EARLY MEDIEVAL
PHILOSOPHY II
Abelard and Héloïse
Abelard is unusual in the history of philosophy as being also one the world’s most famous lovers, even if he was tragically forced into the celibacy which is more typical of great philosophers, whether medieval or modern. (Anthony Kenny An Illustrated Brief History of Western Phılosophy, Blackwell Publishing 2006 p.135)
Abelard’s importance as a philosopher is due above all to his contribution to logic and the philosophy of language. Logic, when he began his teaching career, was studied in the West mainly from Aristotle’s Categories and On Interpretation, plus Porphyry’s introduction and some works of Cicero and Boethius. (Anthony Kenny An Illustrated Brief History of Western Phılosophy, Blackwell Publishing 2006 p.135)
Abelard was an innovator in ethics no less than in logic. He was the first medieval writer to give a treatise the title Ethics, and unlike his medieval successors he did not have
Aristotle’s Ethics to take as a starting point. But here his innovations were less happy.

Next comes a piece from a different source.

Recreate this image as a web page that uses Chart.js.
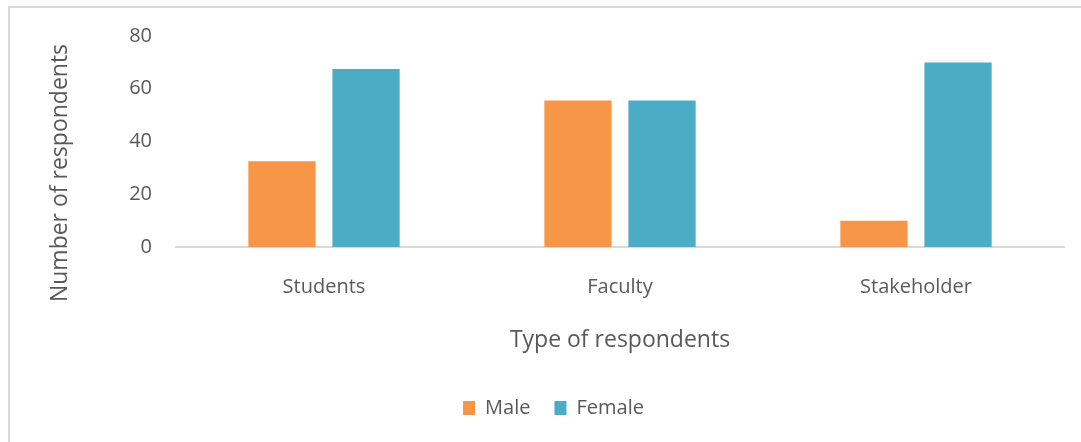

Abelard objected to the common teaching that killing people or committing adultery was wrong. What is wrong, he said, is not the action, but the state of mind in which it is done. It is incorrect, however, to say that what matters is a persons’s will, if by ‘will’ we mean a desire for something for its own sake. (Anthony Kenny An Illustrated Brief History of Western Phılosophy, Blackwell Publishing 2006 p.137)
Averroes
The other significant philosophers of the age were the Arab Averroes and the Jew Maimonides. Both of them were natives of Cordoba in Muslim
Spain, then the foremost centre of artistic and literary culture in the whole of Europe. (Anthony Kenny An Illustrated Brief History of Western
Phılosophy, Blackwell Publishing 2006 p.139)
Averroes’ importance on the history of philosophy derives from his
commentaries on Aristotle (see Plate 8). These came in three sizes: short, intermediate, and long. For some of Aristotle’s works all three
commentaries are extant, for some two, and for some only one; some survive in the original Arabic, some in translations into Hebrew and Latin.
(Anthony Kenny An Illustrated Brief History of Western Phılosophy,
Blackwell Publishing 2006 p.139)
Maimonides
Maimonides wrote copiously, in both Hebrew and Arabic, on rabbinic law and on
medicine, but as a philosopher he is known for his book The Guide for the Perplexed, which was designed to reconcile the apparent contradictions between philosophy and religion which troubled believers. (Anthony Kenny An Illustrated Brief History of
Western Phılosophy, Blackwell Publishing 2006 p.141.)
Maimonides’ account of the structure and operation of the natural world was indeed taken largely from Aristotle, ‘the summit of human intelligence’. But as a believer in the Jewish doctrine that the world was created within time to fulfil a divine purpose, he rejected the Aristotelian conception of an eternal universe with fixed and
necessary species. It is disgraceful to think, he says, that God could not lengthen the wing of a fly. (Anthony Kenny An Illustrated Brief History of Western Phılosophy,
Blackwell Publishing 2006 p.142.)
The aim of life, for Maimonides, is to know, love, and imitate God. Both the prophet and the philosopher can come to the knowledge of whatever can be known about God, but the prophet can do so more swiftly and surely. (Anthony Kenny An Illustrated Brief History of Western Phılosophy, Blackwell Publishing 2006 p.142.)